Guy Tillim a posé son appareil photo pour laisser parler le paysage. Hommes en costume cravate au pied de grands buildings à Dar es-Salaam ou Harare, petites vendeuses de rue en pagne sur les trottoirs d'Accra, trottoirs défoncés et immeubles modernes coexistent. Ce qui frappe dans toutes ces images, c'est le mouvement. Les gens sont tous en marche, partout et dans tous les contextes.
 
Les passants en route, le pied levé, semblent s'inscrire, dessinent un ballet extrêmement vivant dans le paysage.
Guy Tillim, "Union Avenue, Harare, Zimbabwe", 2016
 (Guy Tillim, Courtesy of Stevenson, Cape Town and Johannesburg)
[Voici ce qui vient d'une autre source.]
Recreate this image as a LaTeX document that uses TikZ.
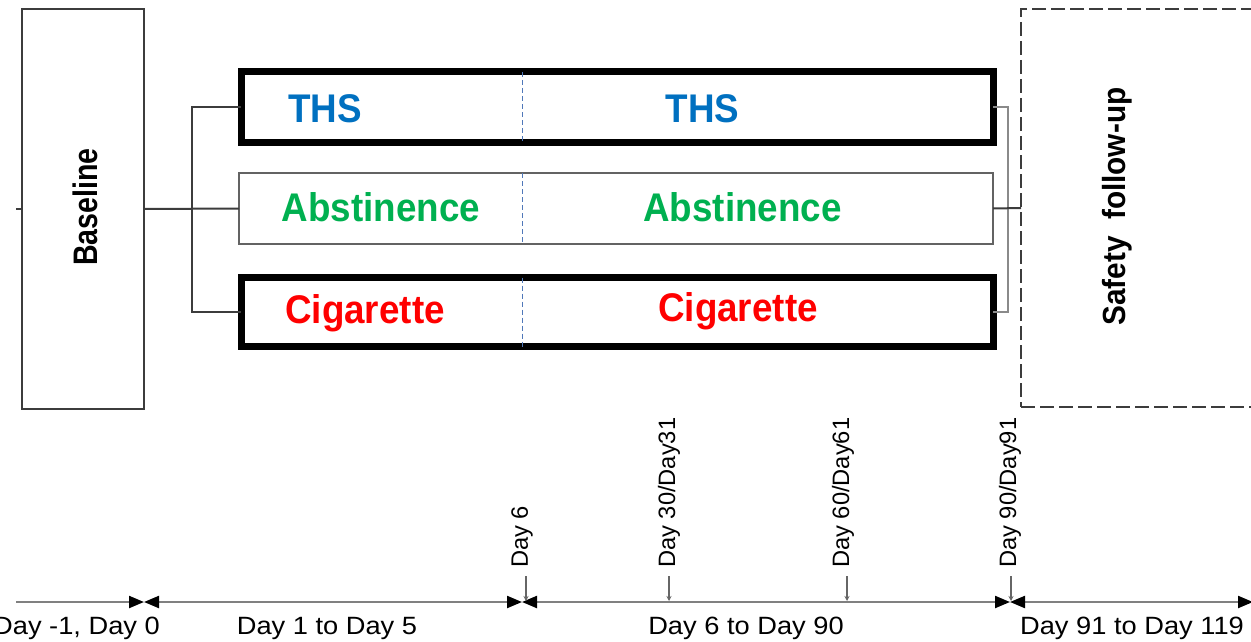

Des scènes multiples dans le même cadre

Guy Tillim réalise ses photographies en choisissant un cadre sur une place, à un coin d'avenue. Il y place son appareil sur un trépied et il attend que des gens passent devant son objectif, "que les éléments se mettent en place". Il tient à être bien visible car, dit-il, "une fois que les gens vous ont vu, ils vous laissent une place dans la scène, et ils continuent leur chemin".
 
"J'ai remarqué quelque chose de paradoxal : si je suis repéré dans la rue avec mon appareil, je deviens invisible." Et puis ça laisse la possibilité aux passants de vous éviter, s'amuse-t-il. Les images volées, pour lui, ça ne fonctionne pas.
 
Ses grandes images sont parfois d'un tenant mais elles se présentent souvent sous la forme de deux, trois, quatre panneaux juxtaposés. Au premier abord, on pense qu'il s'agit d'une image découpée en plusieurs parties, on croit "à la continuité de la scène", comme il dit. Et puis à la limite entre deux panneaux du polyptique, on remarque un bras coupé. En réalité, Guy Tillim a réalisé plusieurs prises de vues à différents moments et a juxtaposé les photographies, ce qui confère une légère étrangeté à la scène. Il s'agissait pour lui de se libérer de la "tyrannie" du cadre unique.
 
Il conçoit son cadre comme une espèce de fenêtre neutre sur le monde où la réalité vient s'inscrire, avec les signes de son passé et du présent, et toutes ses ambigüités. Ces beaux tableaux en couleur sont pleins de l'énergie d'une Afrique moderne loin des clichés.
 
Guy Tillim, né en 1962 à Johannesburg, avait déjà exposé à la Fondation Cartier-Bresson en 2009 son travail sur des tours squattées dans sa ville natale et son travail sur les traces laissées par les puissances coloniales dans plusieurs grandes villes d'Afrique ("Avenue Patrice Lumumba").